* PROVIDED MATERIAL
···
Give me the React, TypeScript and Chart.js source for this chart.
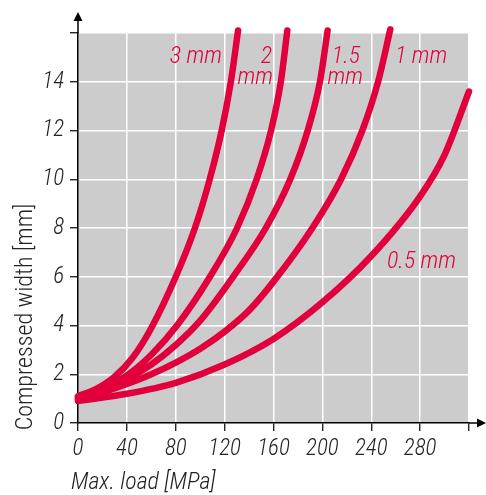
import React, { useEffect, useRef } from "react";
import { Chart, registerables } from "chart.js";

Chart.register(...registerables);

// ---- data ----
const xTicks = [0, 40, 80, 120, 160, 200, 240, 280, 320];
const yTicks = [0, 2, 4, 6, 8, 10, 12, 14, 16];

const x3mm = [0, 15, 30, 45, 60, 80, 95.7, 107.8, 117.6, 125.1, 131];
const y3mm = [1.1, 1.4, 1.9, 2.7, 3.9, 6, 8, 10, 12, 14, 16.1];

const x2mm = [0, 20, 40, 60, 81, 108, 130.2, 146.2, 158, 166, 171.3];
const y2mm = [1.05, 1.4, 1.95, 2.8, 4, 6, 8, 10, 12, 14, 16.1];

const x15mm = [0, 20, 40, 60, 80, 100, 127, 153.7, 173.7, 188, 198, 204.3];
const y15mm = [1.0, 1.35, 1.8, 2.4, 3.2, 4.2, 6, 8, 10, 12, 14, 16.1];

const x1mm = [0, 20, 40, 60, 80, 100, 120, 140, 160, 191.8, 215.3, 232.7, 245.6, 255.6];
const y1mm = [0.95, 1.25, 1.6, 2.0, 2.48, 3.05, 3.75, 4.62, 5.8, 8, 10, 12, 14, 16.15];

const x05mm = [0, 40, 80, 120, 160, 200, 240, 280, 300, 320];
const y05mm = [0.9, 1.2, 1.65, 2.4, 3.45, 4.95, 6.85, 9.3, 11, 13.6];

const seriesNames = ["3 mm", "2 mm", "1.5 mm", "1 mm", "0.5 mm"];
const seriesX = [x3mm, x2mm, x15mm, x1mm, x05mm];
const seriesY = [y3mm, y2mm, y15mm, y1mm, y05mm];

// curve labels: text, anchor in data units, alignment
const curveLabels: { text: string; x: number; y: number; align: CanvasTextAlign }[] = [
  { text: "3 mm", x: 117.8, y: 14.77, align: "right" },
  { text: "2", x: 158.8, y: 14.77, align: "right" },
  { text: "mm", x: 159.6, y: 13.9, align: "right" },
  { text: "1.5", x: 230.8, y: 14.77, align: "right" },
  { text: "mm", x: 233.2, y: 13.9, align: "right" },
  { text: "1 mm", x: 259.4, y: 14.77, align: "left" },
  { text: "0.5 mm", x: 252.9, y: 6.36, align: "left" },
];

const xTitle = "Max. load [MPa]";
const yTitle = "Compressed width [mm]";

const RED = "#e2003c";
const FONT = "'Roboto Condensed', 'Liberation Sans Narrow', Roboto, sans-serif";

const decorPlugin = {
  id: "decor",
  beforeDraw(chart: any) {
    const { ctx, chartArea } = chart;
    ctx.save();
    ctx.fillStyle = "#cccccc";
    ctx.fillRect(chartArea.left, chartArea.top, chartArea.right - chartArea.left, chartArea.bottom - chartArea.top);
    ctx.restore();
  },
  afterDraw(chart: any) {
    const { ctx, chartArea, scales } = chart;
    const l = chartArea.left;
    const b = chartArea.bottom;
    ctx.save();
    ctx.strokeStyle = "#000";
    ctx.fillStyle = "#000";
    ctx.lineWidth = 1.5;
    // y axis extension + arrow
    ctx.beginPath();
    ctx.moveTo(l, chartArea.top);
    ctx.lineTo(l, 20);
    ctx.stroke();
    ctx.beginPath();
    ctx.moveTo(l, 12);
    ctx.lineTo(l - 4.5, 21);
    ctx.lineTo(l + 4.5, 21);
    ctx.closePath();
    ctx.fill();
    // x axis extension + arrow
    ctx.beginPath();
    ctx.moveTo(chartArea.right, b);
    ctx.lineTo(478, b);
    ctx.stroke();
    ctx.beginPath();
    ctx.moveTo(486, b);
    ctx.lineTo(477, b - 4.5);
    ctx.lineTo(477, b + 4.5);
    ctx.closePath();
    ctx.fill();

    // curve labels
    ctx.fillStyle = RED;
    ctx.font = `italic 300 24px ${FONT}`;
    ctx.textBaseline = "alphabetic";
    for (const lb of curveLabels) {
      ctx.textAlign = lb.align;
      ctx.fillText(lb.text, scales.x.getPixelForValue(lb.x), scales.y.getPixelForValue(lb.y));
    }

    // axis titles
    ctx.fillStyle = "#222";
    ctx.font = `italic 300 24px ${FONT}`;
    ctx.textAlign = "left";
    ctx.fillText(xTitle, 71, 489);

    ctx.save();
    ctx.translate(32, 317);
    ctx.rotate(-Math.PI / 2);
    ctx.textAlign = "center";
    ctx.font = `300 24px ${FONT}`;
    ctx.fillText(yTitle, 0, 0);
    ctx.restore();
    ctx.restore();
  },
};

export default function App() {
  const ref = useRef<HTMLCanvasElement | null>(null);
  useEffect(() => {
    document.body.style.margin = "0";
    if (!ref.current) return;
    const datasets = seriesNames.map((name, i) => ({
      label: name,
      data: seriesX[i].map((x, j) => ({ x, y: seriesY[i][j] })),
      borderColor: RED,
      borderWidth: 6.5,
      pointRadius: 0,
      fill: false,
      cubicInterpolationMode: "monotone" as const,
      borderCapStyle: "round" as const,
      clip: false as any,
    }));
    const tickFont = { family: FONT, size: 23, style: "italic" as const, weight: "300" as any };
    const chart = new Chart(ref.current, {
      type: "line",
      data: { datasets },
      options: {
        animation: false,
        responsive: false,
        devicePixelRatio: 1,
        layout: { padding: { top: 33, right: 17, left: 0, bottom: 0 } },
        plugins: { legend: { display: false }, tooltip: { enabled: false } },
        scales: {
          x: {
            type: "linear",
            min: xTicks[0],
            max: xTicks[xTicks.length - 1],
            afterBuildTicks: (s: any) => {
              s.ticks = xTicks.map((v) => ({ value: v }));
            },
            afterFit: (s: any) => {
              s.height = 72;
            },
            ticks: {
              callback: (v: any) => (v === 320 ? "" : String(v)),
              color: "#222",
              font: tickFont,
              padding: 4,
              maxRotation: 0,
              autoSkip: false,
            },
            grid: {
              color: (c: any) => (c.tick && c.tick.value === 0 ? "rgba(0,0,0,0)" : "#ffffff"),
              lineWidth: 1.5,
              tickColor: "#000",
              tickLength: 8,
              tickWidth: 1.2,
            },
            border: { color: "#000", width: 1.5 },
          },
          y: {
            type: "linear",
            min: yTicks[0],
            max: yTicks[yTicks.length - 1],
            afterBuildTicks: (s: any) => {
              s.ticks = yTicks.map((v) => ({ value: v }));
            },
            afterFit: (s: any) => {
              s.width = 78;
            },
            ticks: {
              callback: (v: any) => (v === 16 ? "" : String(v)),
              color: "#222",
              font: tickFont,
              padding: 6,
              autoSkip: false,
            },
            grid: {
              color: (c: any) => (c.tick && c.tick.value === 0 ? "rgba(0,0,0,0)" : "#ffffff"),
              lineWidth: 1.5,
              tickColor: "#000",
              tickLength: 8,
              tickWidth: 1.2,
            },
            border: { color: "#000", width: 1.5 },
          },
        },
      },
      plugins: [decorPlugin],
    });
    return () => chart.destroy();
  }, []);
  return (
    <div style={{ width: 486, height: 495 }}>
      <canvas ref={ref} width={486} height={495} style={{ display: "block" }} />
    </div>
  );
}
···
* WRITTEN PROBLEM
Begin at the first line of the data above and repeat each line exactly, stopping after the line containing "3.9, 6, 8, 10, 12, 14, 16.1];". Omit the pictures.

* WRITTEN ANSWER
Give me the React, TypeScript and Chart.js source for this chart.
import React, { useEffect, useRef } from "react";
import { Chart, registerables } from "chart.js";

Chart.register(...registerables);

// ---- data ----
const xTicks = [0, 40, 80, 120, 160, 200, 240, 280, 320];
const yTicks = [0, 2, 4, 6, 8, 10, 12, 14, 16];

const x3mm = [0, 15, 30, 45, 60, 80, 95.7, 107.8, 117.6, 125.1, 131];
const y3mm = [1.1, 1.4, 1.9, 2.7, 3.9, 6, 8, 10, 12, 14, 16.1];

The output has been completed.